### Data shown
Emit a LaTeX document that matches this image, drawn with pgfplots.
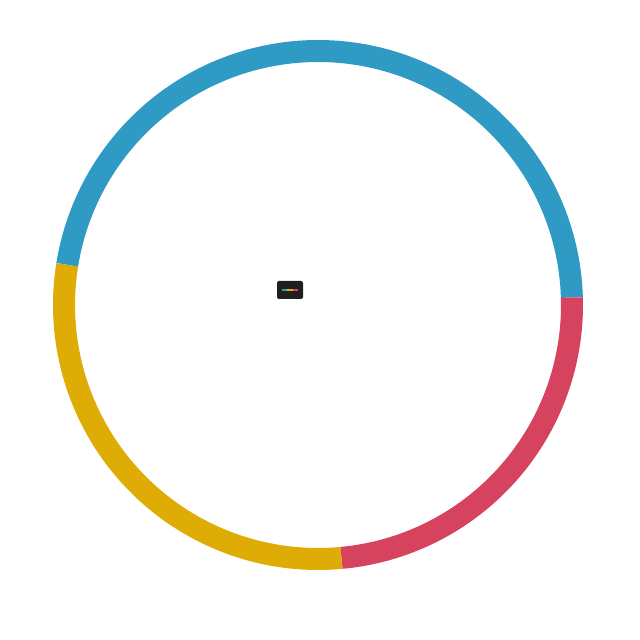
\documentclass[border=0pt]{standalone}
\usepackage{pgfplots}
\usepackage{pgfplotstable}
\pgfplotsset{compat=1.18}
\definecolor{cblue}{HTML}{2F9AC3}
\definecolor{cred}{HTML}{D6435F}
\definecolor{cyellow}{HTML}{DFAB05}
\definecolor{boxdark}{HTML}{1F1F1F}
\pgfplotstableread{
label value
A 47
B 24
C 29
}\donutdata
\begin{document}
\begin{tikzpicture}
\pgfplotstablegetelem{0}{value}\of\donutdata \let\vA\pgfplotsretval
\pgfplotstablegetelem{1}{value}\of\donutdata \let\vB\pgfplotsretval
\pgfplotstablegetelem{2}{value}\of\donutdata \let\vC\pgfplotsretval
\pgfmathsetmacro\aA{170.9}
\pgfmathsetmacro\aB{\aA-\vA*3.6}
\pgfmathsetmacro\aC{\aB-\vB*3.6}
\pgfmathsetmacro\aD{\aC-\vC*3.6}
\begin{axis}[width=16cm,height=16cm,scale only axis,hide axis,
  xmin=0,xmax=640,ymin=0,ymax=640,clip=false]
\addplot[cblue,line width=5.5mm,no markers,domain=\aB:\aA,samples=120]
  ({318+254*cos(x)},{335+254*sin(x)});
\addplot[cred,line width=5.5mm,no markers,domain=\aC:\aB,samples=80]
  ({318+254*cos(x)},{335+254*sin(x)});
\addplot[cyellow,line width=5.5mm,no markers,domain=\aD:\aC,samples=90]
  ({318+254*cos(x)},{335+254*sin(x)});
\fill[boxdark,rounded corners=0.5mm] (axis cs:277,341) rectangle (axis cs:303,359);
\draw[cblue,line width=0.5mm] (axis cs:282,350) -- (axis cs:287,350);
\draw[cyellow,line width=0.5mm] (axis cs:287,350) -- (axis cs:293,350);
\draw[cred,line width=0.5mm] (axis cs:293,350) -- (axis cs:298,350);
\end{axis}
\path (0,0) rectangle (16cm,16cm);
\end{tikzpicture}
\end{document}
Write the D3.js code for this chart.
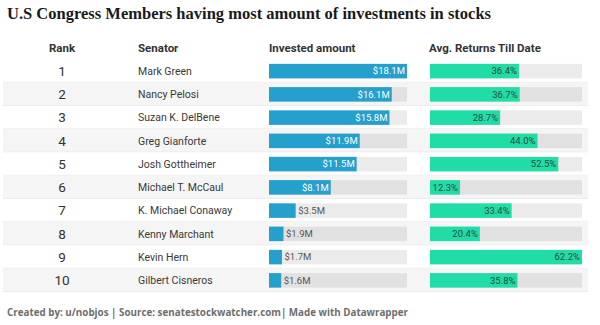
<!DOCTYPE html>
<html>
<head>
<meta charset="utf-8">
<script src="https://cdn.jsdelivr.net/npm/d3@7"></script>
<style>
  html, body { margin: 0; padding: 0; background: #fff; }
  svg { display: block; }
</style>
</head>
<body>
<svg id="chart" width="600" height="325"></svg>
<script>
const ranks = [1, 2, 3, 4, 5, 6, 7, 8, 9, 10];
const senators = ["Mark Green", "Nancy Pelosi", "Suzan K. DelBene", "Greg Gianforte", "Josh Gottheimer",
  "Michael T. McCaul", "K. Michael Conaway", "Kenny Marchant", "Kevin Hern", "Gilbert Cisneros"];
const invested = [18.1, 16.1, 15.8, 11.9, 11.5, 8.1, 3.5, 1.9, 1.7, 1.6];
const returnsPct = [36.4, 36.7, 28.7, 44.0, 52.5, 12.3, 33.4, 20.4, 62.2, 35.8];
const headers = ["Rank", "Senator", "Invested amount", "Avg. Returns Till Date"];
const titleText = "U.S Congress Members having most amount of investments in stocks";
const footerText = "Created by: u/nobjos | Source: senatestockwatcher.com| Made with Datawrapper";

const svg = d3.select("#chart");

// Title
svg.append("text")
  .attr("x", 7).attr("y", 19)
  .attr("font-family", "'Liberation Serif', 'DejaVu Serif', serif")
  .attr("font-weight", "bold")
  .attr("font-size", 17.5)
  .attr("fill", "#1a1a1a")
  .attr("textLength", 484)
  .attr("lengthAdjust", "spacingAndGlyphs")
  .text(titleText);

// Row band scale
const y = d3.scaleBand().domain(ranks).range([59.5, 292]).paddingInner(0).paddingOuter(0);

const xInv = d3.scaleLinear().domain([0, d3.max(invested)]).range([269, 407]);
const xRet = d3.scaleLinear().domain([0, d3.max(returnsPct)]).range([430, 582]);

const rows = svg.append("g").selectAll("g.row")
  .data(ranks.map((r, i) => ({ rank: r, name: senators[i], inv: invested[i], ret: returnsPct[i], i })))
  .join("g").attr("class", "row");

rows.append("rect")
  .attr("x", 3).attr("width", 585)
  .attr("y", d => y(d.rank)).attr("height", y.bandwidth())
  .attr("fill", d => d.i % 2 === 1 ? "#f5f5f5" : "#ffffff");

rows.append("line")
  .attr("x1", 3).attr("x2", 588)
  .attr("y1", d => y(d.rank) + y.bandwidth() - 0.5)
  .attr("y2", d => y(d.rank) + y.bandwidth() - 0.5)
  .attr("stroke", "#ececec").attr("stroke-width", 1);

const cy = d => y(d.rank) + y.bandwidth() / 2;
const barH = 14.5;

rows.append("text")
  .attr("x", 62).attr("y", d => cy(d) + 4.8)
  .attr("text-anchor", "middle")
  .attr("font-family", "Roboto, sans-serif")
  .attr("font-size", 13.5)
  .attr("fill", "#333")
  .text(d => d.rank);

rows.append("text")
  .attr("x", 138).attr("y", d => cy(d) + 3.7)
  .attr("font-family", "Roboto, sans-serif")
  .attr("font-size", 10.5)
  .attr("fill", "#3a3a3a")
  .text(d => d.name);

// Invested tracks & bars
rows.append("rect")
  .attr("x", xInv(0)).attr("width", xInv.range()[1] - xInv(0))
  .attr("y", d => cy(d) - barH / 2).attr("height", barH)
  .attr("fill", "#000").attr("fill-opacity", 0.08);

rows.append("rect")
  .attr("x", xInv(0)).attr("width", d => xInv(d.inv) - xInv(0))
  .attr("y", d => cy(d) - barH / 2).attr("height", barH)
  .attr("fill", "#25a0cd");

rows.append("text")
  .attr("font-family", "Roboto, sans-serif")
  .attr("font-size", 9.5)
  .attr("y", d => cy(d) + 3.3)
  .text(d => "$" + d.inv.toFixed(1) + "M")
  .each(function (d) {
    const t = d3.select(this);
    const w = this.getComputedTextLength();
    const bw = xInv(d.inv) - xInv(0);
    if (bw > w + 6) {
      t.attr("x", xInv(d.inv) - 2).attr("text-anchor", "end").attr("fill", "#ffffff");
    } else {
      t.attr("x", xInv(d.inv) + 2.5).attr("text-anchor", "start").attr("fill", "#555");
    }
  });

// Returns tracks & bars
rows.append("rect")
  .attr("x", xRet(0)).attr("width", xRet.range()[1] - xRet(0))
  .attr("y", d => cy(d) - barH / 2).attr("height", barH)
  .attr("fill", "#000").attr("fill-opacity", 0.08);

rows.append("rect")
  .attr("x", xRet(0)).attr("width", d => xRet(d.ret) - xRet(0))
  .attr("y", d => cy(d) - barH / 2).attr("height", barH)
  .attr("fill", "#20dca6");

rows.append("text")
  .attr("font-family", "Roboto, sans-serif")
  .attr("font-size", 9.5)
  .attr("y", d => cy(d) + 3.3)
  .attr("x", d => xRet(d.ret) - 2)
  .attr("text-anchor", "end")
  .attr("fill", "#2b4a40")
  .text(d => d.ret.toFixed(1) + "%");

// Headers
const headerX = [62, 138, 269, 429];
const headerAnchor = ["middle", "start", "start", "start"];
svg.append("g").selectAll("text")
  .data(headers)
  .join("text")
  .attr("x", (d, i) => headerX[i])
  .attr("y", 51.5)
  .attr("text-anchor", (d, i) => headerAnchor[i])
  .attr("font-family", "Roboto, sans-serif")
  .attr("font-weight", "bold")
  .attr("font-size", 11.5)
  .attr("fill", "#333")
  .text(d => d);

// Footer
svg.append("text")
  .attr("x", 7).attr("y", 315.5)
  .attr("font-family", "'Open Sans', sans-serif")
  .attr("font-weight", "bold")
  .attr("font-size", 10.2)
  .attr("fill", "#6e6e6e")
  .attr("textLength", 401)
  .attr("lengthAdjust", "spacingAndGlyphs")
  .text(footerText);
</script>
</body>
</html>
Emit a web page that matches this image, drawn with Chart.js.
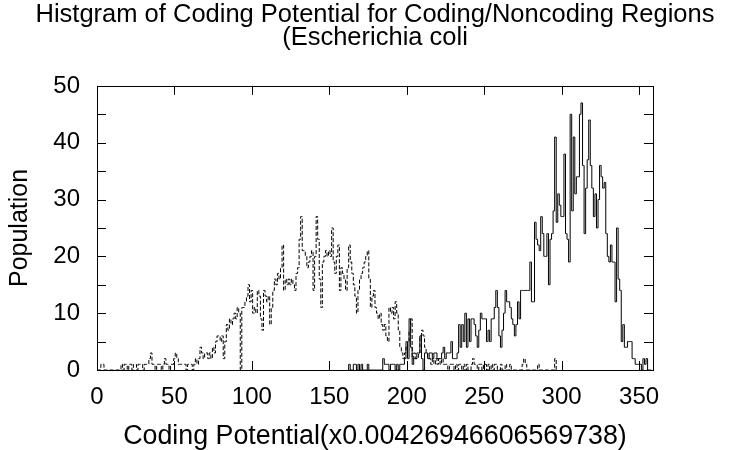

### Task statement
Find the word "drawn" in the entries above and gather every line that holds it.

### Result for this task
Emit a LaTeX document that matches this image, drawn with pgfplots.
Emit a web page that matches this image, drawn with Chart.js.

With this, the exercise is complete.